The DanB guide to surviving your PhD

So now very nearly at the end (submitting in a couple of weeks once a few bits and pieces ironed out), I hope you won't mind me reflecting on my time as a PhD student. And I survived. Just.

It's quite normal to have many peaks and troughs. Don't panic. You will try to understand things that will make no sense. Maybe for days, maybe for weeks. But eventuall - wham - it'll start to make sense. And yeah you'll wonder why you didn't realise it was so obvious before but you got there.

You'll spend a lot of time hating your PhD. But it's only when you get to the end you'll look back and realise how character forming it is. You'll want to it untold damage at least a dozen times. But just work through it and you'll come out okay.

Don't worry if you go through phases of not doing a lot. You'll go through phases of doing an awful lot too. So relax! Enjoy it! Go see a bit of the world. Catch up with friends. Go shopping midweek when there is nobody about. It's nothing to worry about - well unless it lasts for several months ,-)

Make sure you have something else to do. Take up a hobby. Join a gym. Do an evening class. Do something to get you away from your PhD and see other people. And away from Uni too, something that will detach you.

If you have personal problems, for God sake, don't bottle them up. Don't sit around hoping everything will turn out okay. It's life, things happen, but there is no need to feel shame in asking for some help. Kidding yourself will only lead to self destruction.

Don't be afraid of your supervisor. Follow your own lead and steer your own course. If it means changing direction quite radically, try your hardest to make sure it happens. It might just be the best thing you ever do.

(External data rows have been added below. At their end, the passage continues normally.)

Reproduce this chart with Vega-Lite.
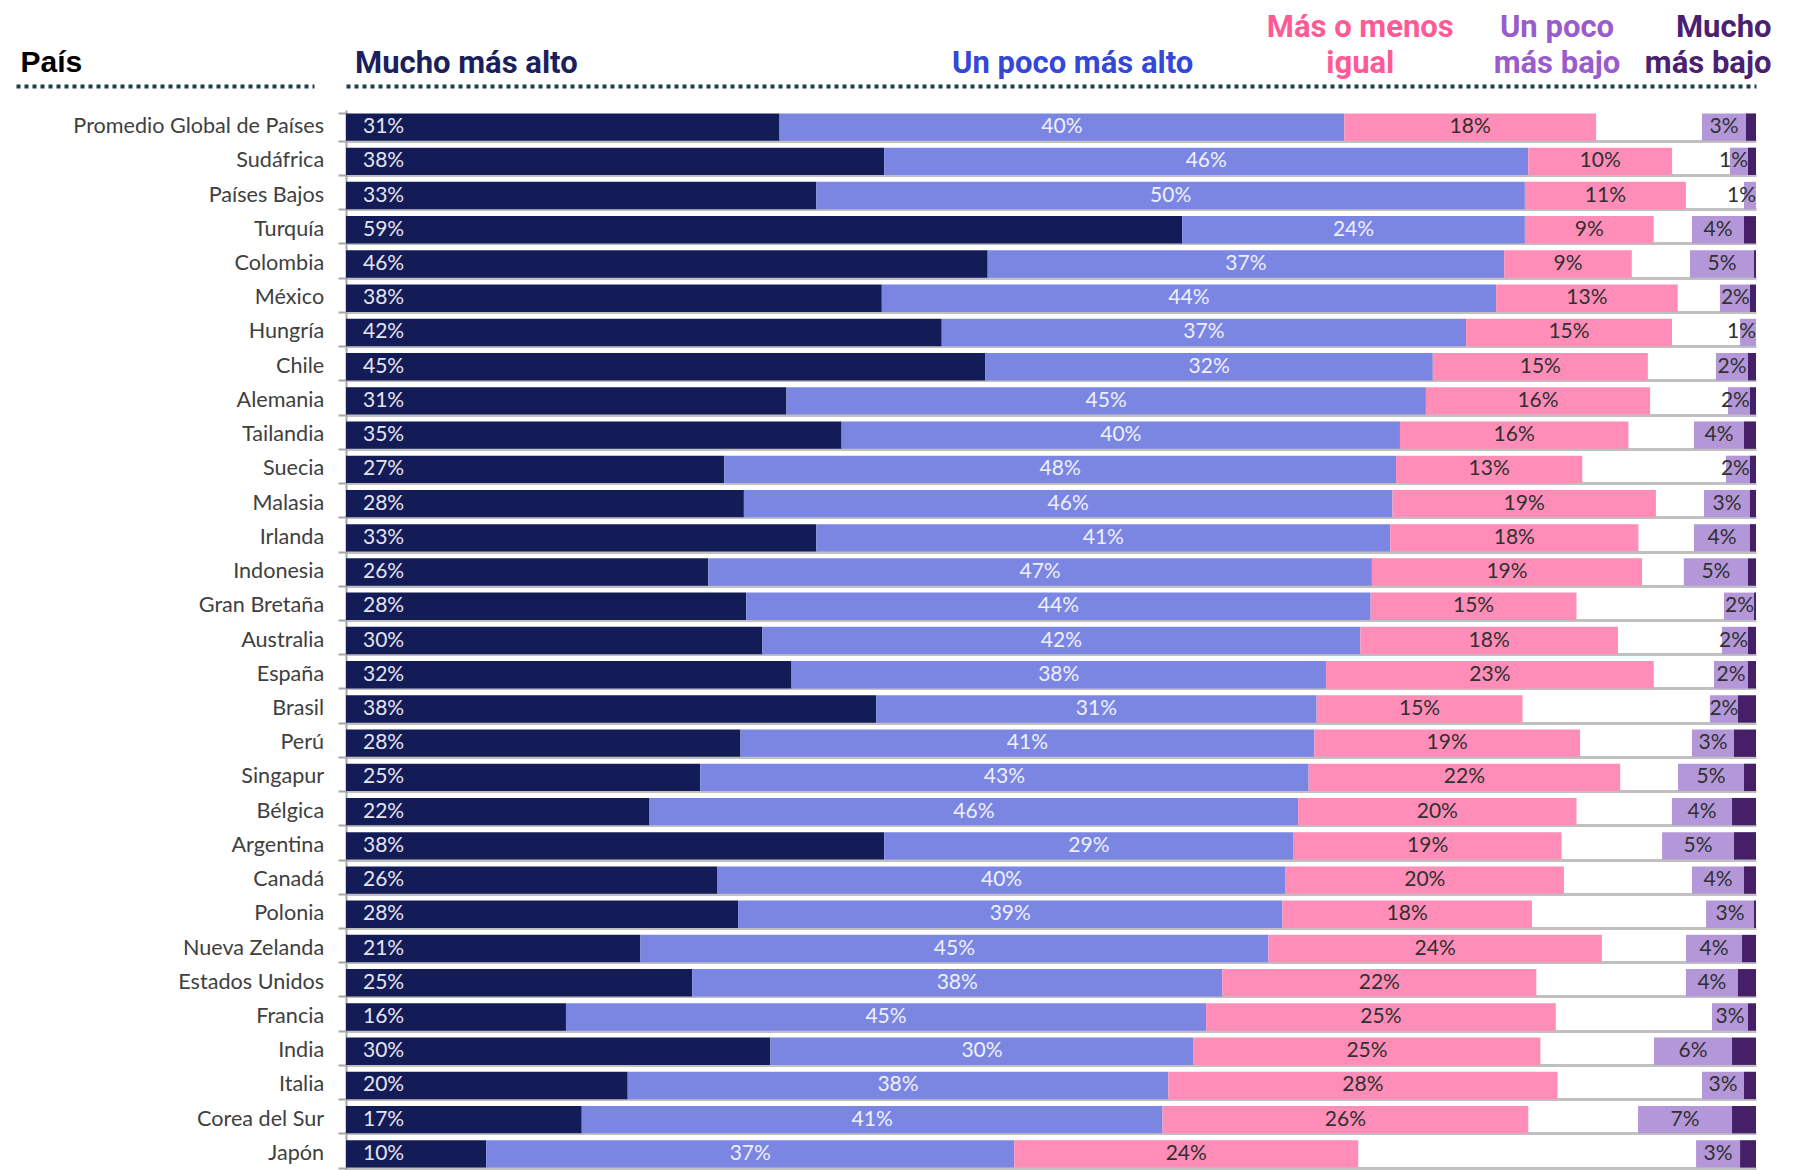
{
  "$schema": "https://vega.github.io/schema/vega-lite/v6.json",
  "background": "white",
  "padding": {"left": 16, "top": 11, "right": 0, "bottom": 0},
  "config": {"view": {"stroke": null}, "font": "Lato"},
  "data": {"values": [
    {"pais": "Promedio Global de Países", "a_mucho_alto": 0.3075, "b_poco_alto": 0.4005, "c_igual": 0.1786, "d_ns": 0.0751, "e_poco_bajo": 0.0312, "f_mucho_bajo": 0.0071},
    {"pais": "Sudáfrica", "a_mucho_alto": 0.3817, "b_poco_alto": 0.4568, "c_igual": 0.1020, "d_ns": 0.0410, "e_poco_bajo": 0.0128, "f_mucho_bajo": 0.0057},
    {"pais": "Países Bajos", "a_mucho_alto": 0.3336, "b_poco_alto": 0.5025, "c_igual": 0.1142, "d_ns": 0.0412, "e_poco_bajo": 0.0085, "f_mucho_bajo": 0.0},
    {"pais": "Turquía", "a_mucho_alto": 0.5930, "b_poco_alto": 0.2431, "c_igual": 0.0913, "d_ns": 0.0272, "e_poco_bajo": 0.0369, "f_mucho_bajo": 0.0085},
    {"pais": "Colombia", "a_mucho_alto": 0.4551, "b_poco_alto": 0.3663, "c_igual": 0.0905, "d_ns": 0.0413, "e_poco_bajo": 0.0454, "f_mucho_bajo": 0.0014},
    {"pais": "México", "a_mucho_alto": 0.3800, "b_poco_alto": 0.4357, "c_igual": 0.1288, "d_ns": 0.0299, "e_poco_bajo": 0.0213, "f_mucho_bajo": 0.0043},
    {"pais": "Hungría", "a_mucho_alto": 0.4225, "b_poco_alto": 0.3719, "c_igual": 0.1460, "d_ns": 0.0483, "e_poco_bajo": 0.0113, "f_mucho_bajo": 0.0},
    {"pais": "Chile", "a_mucho_alto": 0.4535, "b_poco_alto": 0.3173, "c_igual": 0.1525, "d_ns": 0.0483, "e_poco_bajo": 0.0227, "f_mucho_bajo": 0.0057},
    {"pais": "Alemania", "a_mucho_alto": 0.3124, "b_poco_alto": 0.4535, "c_igual": 0.1590, "d_ns": 0.0552, "e_poco_bajo": 0.0156, "f_mucho_bajo": 0.0043},
    {"pais": "Tailandia", "a_mucho_alto": 0.3515, "b_poco_alto": 0.3960, "c_igual": 0.1620, "d_ns": 0.0465, "e_poco_bajo": 0.0355, "f_mucho_bajo": 0.0085},
    {"pais": "Suecia", "a_mucho_alto": 0.2683, "b_poco_alto": 0.4764, "c_igual": 0.1321, "d_ns": 0.1019, "e_poco_bajo": 0.0170, "f_mucho_bajo": 0.0043},
    {"pais": "Malasia", "a_mucho_alto": 0.2822, "b_poco_alto": 0.4600, "c_igual": 0.1868, "d_ns": 0.0341, "e_poco_bajo": 0.0326, "f_mucho_bajo": 0.0043},
    {"pais": "Irlanda", "a_mucho_alto": 0.3336, "b_poco_alto": 0.4070, "c_igual": 0.1760, "d_ns": 0.0394, "e_poco_bajo": 0.0397, "f_mucho_bajo": 0.0043},
    {"pais": "Indonesia", "a_mucho_alto": 0.2569, "b_poco_alto": 0.4707, "c_igual": 0.1916, "d_ns": 0.0296, "e_poco_bajo": 0.0455, "f_mucho_bajo": 0.0057},
    {"pais": "Gran Bretaña", "a_mucho_alto": 0.2838, "b_poco_alto": 0.4429, "c_igual": 0.1460, "d_ns": 0.1046, "e_poco_bajo": 0.0213, "f_mucho_bajo": 0.0014},
    {"pais": "Australia", "a_mucho_alto": 0.2953, "b_poco_alto": 0.4241, "c_igual": 0.1827, "d_ns": 0.0738, "e_poco_bajo": 0.0184, "f_mucho_bajo": 0.0057},
    {"pais": "España", "a_mucho_alto": 0.3160, "b_poco_alto": 0.3790, "c_igual": 0.2325, "d_ns": 0.0427, "e_poco_bajo": 0.0241, "f_mucho_bajo": 0.0057},
    {"pais": "Brasil", "a_mucho_alto": 0.3760, "b_poco_alto": 0.3124, "c_igual": 0.1460, "d_ns": 0.1329, "e_poco_bajo": 0.0199, "f_mucho_bajo": 0.0128},
    {"pais": "Perú", "a_mucho_alto": 0.2798, "b_poco_alto": 0.4070, "c_igual": 0.1884, "d_ns": 0.0794, "e_poco_bajo": 0.0298, "f_mucho_bajo": 0.0156},
    {"pais": "Singapur", "a_mucho_alto": 0.2512, "b_poco_alto": 0.4315, "c_igual": 0.2210, "d_ns": 0.0410, "e_poco_bajo": 0.0468, "f_mucho_bajo": 0.0085},
    {"pais": "Bélgica", "a_mucho_alto": 0.2153, "b_poco_alto": 0.4600, "c_igual": 0.1974, "d_ns": 0.0677, "e_poco_bajo": 0.0426, "f_mucho_bajo": 0.0170},
    {"pais": "Argentina", "a_mucho_alto": 0.3817, "b_poco_alto": 0.2904, "c_igual": 0.1900, "d_ns": 0.0713, "e_poco_bajo": 0.0510, "f_mucho_bajo": 0.0156},
    {"pais": "Canadá", "a_mucho_alto": 0.2635, "b_poco_alto": 0.4029, "c_igual": 0.1974, "d_ns": 0.0908, "e_poco_bajo": 0.0369, "f_mucho_bajo": 0.0085},
    {"pais": "Polonia", "a_mucho_alto": 0.2781, "b_poco_alto": 0.3860, "c_igual": 0.1770, "d_ns": 0.1235, "e_poco_bajo": 0.0340, "f_mucho_bajo": 0.0014},
    {"pais": "Nueva Zelanda", "a_mucho_alto": 0.2088, "b_poco_alto": 0.4454, "c_igual": 0.2365, "d_ns": 0.0597, "e_poco_bajo": 0.0397, "f_mucho_bajo": 0.0099},
    {"pais": "Estados Unidos", "a_mucho_alto": 0.2455, "b_poco_alto": 0.3760, "c_igual": 0.2227, "d_ns": 0.1061, "e_poco_bajo": 0.0369, "f_mucho_bajo": 0.0128},
    {"pais": "Francia", "a_mucho_alto": 0.1560, "b_poco_alto": 0.4540, "c_igual": 0.2480, "d_ns": 0.1108, "e_poco_bajo": 0.0255, "f_mucho_bajo": 0.0057},
    {"pais": "India", "a_mucho_alto": 0.3010, "b_poco_alto": 0.3001, "c_igual": 0.2460, "d_ns": 0.0806, "e_poco_bajo": 0.0553, "f_mucho_bajo": 0.0170},
    {"pais": "Italia", "a_mucho_alto": 0.1998, "b_poco_alto": 0.3834, "c_igual": 0.2760, "d_ns": 0.1025, "e_poco_bajo": 0.0298, "f_mucho_bajo": 0.0085},
    {"pais": "Corea del Sur", "a_mucho_alto": 0.1672, "b_poco_alto": 0.4119, "c_igual": 0.2594, "d_ns": 0.0778, "e_poco_bajo": 0.0667, "f_mucho_bajo": 0.0170},
    {"pais": "Japón", "a_mucho_alto": 0.0995, "b_poco_alto": 0.3744, "c_igual": 0.2440, "d_ns": 0.2396, "e_poco_bajo": 0.0312, "f_mucho_bajo": 0.0113}
  ]},
  "spacing": 12,
  "hconcat": [
    {
      "width": 298,
      "height": 1061,
      "mark": {"type": "text", "align": "right", "baseline": "middle", "font": "Lato", "fontSize": 21.6, "color": "#404040"},
      "encoding": {
        "y": {"field": "pais", "type": "nominal", "sort": null, "scale": {"paddingInner": 0.2, "paddingOuter": 0.1}, "axis": null},
        "x": {"datum": 1.034, "type": "quantitative", "scale": {"domain": [0, 1], "nice": false},
          "axis": {"orient": "top", "offset": 24, "ticks": false, "labels": false, "grid": false, "domain": true,
            "domainColor": "#1b4052", "domainWidth": 4, "domainDash": [4, 4],
            "title": "País", "titleAnchor": "start", "titleAlign": "left", "titleX": 4, "titleFont": "Liberation Sans", "titleFontWeight": "bold", "titleFontSize": 30, "titleColor": "#000000", "titlePadding": 9}},
        "text": {"field": "pais", "type": "nominal"}
      }
    },
    {
      "width": 1410,
      "height": 1061,
      "transform": [{"fold": ["a_mucho_alto", "b_poco_alto", "c_igual", "d_ns", "e_poco_bajo", "f_mucho_bajo"], "as": ["cat", "value"]}],
      "encoding": {
        "y": {"field": "pais", "type": "nominal", "sort": null, "scale": {"paddingInner": 0.2, "paddingOuter": 0.1},
          "axis": {"labels": false, "title": null, "ticks": true, "tickBand": "extent", "tickSize": 8, "tickColor": "#a6a6a6", "tickWidth": 2, "minExtent": 0,
            "domain": true, "domainColor": "#a6a6a6", "domainWidth": 2, "grid": true, "gridColor": "#c0c0c0", "gridWidth": 3,
            "gridOpacity": {"condition": {"test": "datum.extra", "value": 0}, "value": 1}}},
        "order": {"field": "cat", "sort": "ascending"}
      },
      "layer": [
        {
          "mark": {"type": "bar"},
          "encoding": {
            "x": {"field": "value", "type": "quantitative", "stack": "zero", "scale": {"domain": [0, 1], "nice": false},
              "axis": {"orient": "top", "offset": 24, "values": [0.085, 0.515, 0.719, 0.8585, 1.0],
                "labelExpr": "datum.value < 0.3 ? ['', 'Mucho más alto'] : datum.value < 0.6 ? ['', 'Un poco más alto'] : datum.value < 0.8 ? ['Más o menos', 'igual'] : datum.value < 0.9 ? ['Un poco', 'más bajo'] : ['Mucho', 'más bajo']",
                "labelAlign": {"condition": {"test": "datum.value > 0.95", "value": "right"}, "value": "center"},
                "labelOffset": {"condition": {"test": "datum.value > 0.95", "value": 15}, "value": 0},
                "labelColor": {"condition": [
                  {"test": "datum.value < 0.3", "value": "#1a1f5e"},
                  {"test": "datum.value < 0.6", "value": "#3547d6"},
                  {"test": "datum.value < 0.8", "value": "#ff5a96"},
                  {"test": "datum.value < 0.9", "value": "#9a5ccc"}
                ], "value": "#4a2170"},
                "labelFont": "Roboto", "labelFontWeight": "bold", "labelFontSize": 31, "labelLineHeight": 36, "labelLimit": 0,
                "labelBaseline": "alphabetic", "labelPadding": 50, "labelOverlap": false, "labelBound": false, "labelFlush": false,
                "ticks": false, "tickSize": 0, "grid": false, "domain": true, "domainColor": "#1b4052", "domainWidth": 4, "domainDash": [4, 4], "title": null}},
            "color": {"field": "cat", "type": "nominal", "legend": null,
              "scale": {"domain": ["a_mucho_alto", "b_poco_alto", "c_igual", "d_ns", "e_poco_bajo", "f_mucho_bajo"],
                "range": ["#141c58", "#7b86e3", "#ff8db7", "rgba(255,255,255,0)", "#b497d9", "#452068"]}}
          }
        },
        {
          "mark": {"type": "text", "align": "left", "baseline": "middle", "dx": 17, "font": "Lato", "fontSize": 21},
          "encoding": {
            "x": {"field": "value", "type": "quantitative", "stack": "zero", "bandPosition": 0},
            "text": {"condition": {"test": "datum.cat === 'a_mucho_alto'", "field": "value", "type": "quantitative", "format": ".0%"}, "value": ""},
            "color": {"value": "#e4e5f0"}
          }
        },
        {
          "mark": {"type": "text", "align": "center", "baseline": "middle", "font": "Lato", "fontSize": 21},
          "encoding": {
            "x": {"field": "value", "type": "quantitative", "stack": "zero", "bandPosition": 0.5},
            "text": {"condition": {"test": "datum.cat === 'b_poco_alto' || datum.cat === 'c_igual' || (datum.cat === 'e_poco_bajo' && datum.value_start + datum.value_end <= 1.9667)", "field": "value", "type": "quantitative", "format": ".0%"}, "value": ""},
            "color": {"condition": {"test": "datum.cat === 'b_poco_alto'", "value": "#eef0ff"}, "value": "#303030"}
          }
        },
        {
          "mark": {"type": "text", "align": "right", "baseline": "middle", "font": "Lato", "fontSize": 21},
          "encoding": {
            "x": {"field": "value", "type": "quantitative", "stack": "zero", "bandPosition": 1},
            "text": {"condition": {"test": "datum.cat === 'e_poco_bajo' && datum.value_start + datum.value_end > 1.9667", "field": "value", "type": "quantitative", "format": ".0%"}, "value": ""},
            "color": {"value": "#303030"}
          }
        }
      ]
    }
  ]
}
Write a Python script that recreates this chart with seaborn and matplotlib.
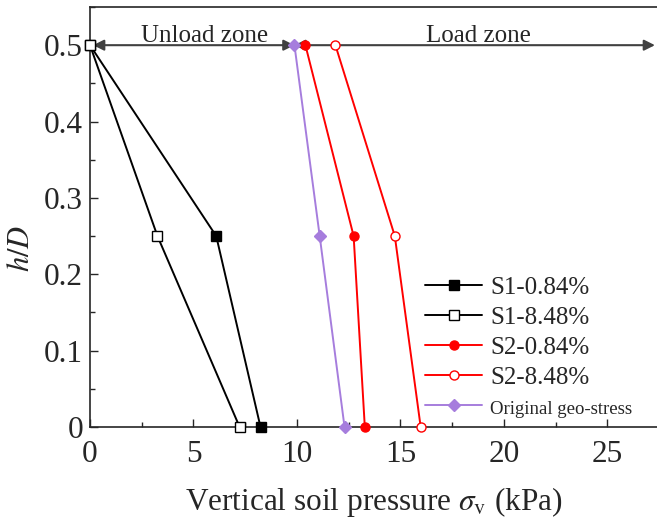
import numpy as np
import pandas as pd
import matplotlib
matplotlib.use("Agg")
import matplotlib.pyplot as plt
import seaborn as sns

# Relative depth levels
h_over_d = [0.5, 0.25, 0.0]

# Vertical soil pressure (kPa) at each depth level
s1_084 = [0.0, 6.1, 8.24]
s1_848 = [0.0, 3.26, 7.23]
s2_084 = [10.41, 12.74, 13.28]
s2_848 = [11.86, 14.73, 15.98]
geo_stress = [9.88, 11.1, 12.3]

series_names = ["S1-0.84%", "S1-8.48%", "S2-0.84%", "S2-8.48%", "Original geo-stress"]
series_values = [s1_084, s1_848, s2_084, s2_848, geo_stress]

x_ticks = [0, 5, 10, 15, 20, 25]
y_ticks = [0, 0.1, 0.2, 0.3, 0.4, 0.5]
y_tick_labels = ["0", "0.1", "0.2", "0.3", "0.4", "0.5"]

zone_split = 9.88   # boundary between unload and load zones (kPa)
zone_end = 27.3

sns.set_style("ticks")
plt.rcParams["font.family"] = ["Liberation Serif", "DejaVu Serif"]
plt.rcParams["mathtext.fontset"] = "stix"
plt.rcParams["xtick.direction"] = "in"
plt.rcParams["ytick.direction"] = "in"

styles = {
    "S1-0.84%": dict(color="black", marker="s", mfc="black", mec="black"),
    "S1-8.48%": dict(color="black", marker="s", mfc="white", mec="black"),
    "S2-0.84%": dict(color="#ff0000", marker="o", mfc="#ff0000", mec="#ff0000"),
    "S2-8.48%": dict(color="#ff0000", marker="o", mfc="white", mec="#ff0000"),
    "Original geo-stress": dict(color="#a67ddd", marker="D", mfc="#a67ddd", mec="#a67ddd"),
}

fig = plt.figure(figsize=(6.57, 5.21), dpi=100)
ax = fig.add_axes([90 / 657, 94 / 521, 567 / 657, 420 / 521])

for name, vals in zip(series_names, series_values):
    df = pd.DataFrame({"p": vals, "h": h_over_d})
    st = styles[name]
    sns.lineplot(data=df, x="p", y="h", sort=False, ax=ax, label=name,
                 color=st["color"], marker=st["marker"], linewidth=1.4,
                 markersize=6.5 if st["marker"] != "D" else 6,
                 markerfacecolor=st["mfc"], markeredgecolor=st["mec"],
                 markeredgewidth=1.0, clip_on=False, zorder=3)

ax.set_xlim(0, 27.4)
ax.set_ylim(0, 0.55)
ax.set_xticks(x_ticks)
ax.set_xticks(np.arange(0, 27.4, 2.5), minor=True)
ax.set_yticks(y_ticks)
ax.set_yticklabels(y_tick_labels)
ax.set_yticks(np.arange(0, 0.551, 0.05), minor=True)
ax.tick_params(axis="both", which="major", labelsize=22.5, length=6, width=1.0, pad=5)
ax.tick_params(axis="x", which="major", pad=9)
ax.tick_params(axis="both", which="minor", length=3.5, width=1.0)
for s in ax.spines.values():
    s.set_linewidth(1.2)
ax.spines["right"].set_visible(False)

ax.set_xlabel(r"Vertical soil pressure $\sigma_{\rm v}$ (kPa)", fontsize=22.5, labelpad=12)
ax.set_ylabel(r"$h/D$", fontsize=22, labelpad=8)
ax.yaxis.set_label_coords(-0.095, 0.426)

# Zone arrows along the top level
arrow_kw = dict(arrowstyle="<|-|>", color="#404040", lw=1.5, mutation_scale=16,
                shrinkA=0, shrinkB=0)
ax.annotate("", xy=(0.15, 0.5), xytext=(zone_split, 0.5), arrowprops=arrow_kw, zorder=2)
ax.annotate("", xy=(zone_split, 0.5), xytext=(zone_end, 0.5), arrowprops=arrow_kw, zorder=2)
ax.text(5.56, 0.5045, "Unload zone", fontsize=18, ha="center", va="baseline")
ax.text(18.75, 0.5045, "Load zone", fontsize=18, ha="center", va="baseline")

leg = ax.legend(loc="upper left", bbox_to_anchor=(0.574, 0.383), frameon=False,
                fontsize=18, handlelength=2.25, handletextpad=0.35,
                labelspacing=0.3, borderaxespad=0)
for t in leg.get_texts():
    if t.get_text() == "Original geo-stress":
        t.set_fontsize(13.5)

fig.savefig("out.png", dpi=100)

Go to lots of conferences. It's a great way to meet people and talk to people who actually understand what you do for a living. And just to get away for a bit! Most academics are relatively normal. Well unless you do pure maths *tongue firmly in cheek*. Plus you'll probably end up meeting the person who will be your external at your viva.

When you get the flow, go with it. If that means staying up until 5 in the morning because you get a flash of inspiration at midnight, so be it. OKay, probably not helpful if you're in a lab, but some of the best work I've done has been in the early hours - including what turned out to be a main idea for my thesis. Run with it so you don't forget it!

Oh and you'll put on weight. Whatever you try and do about it. So don't beat yourself up about buying nice biscuits for your afternoon coffee.

But most of all, just remember it does all end. Eventually. And you'll feel so happy with what you've acheived.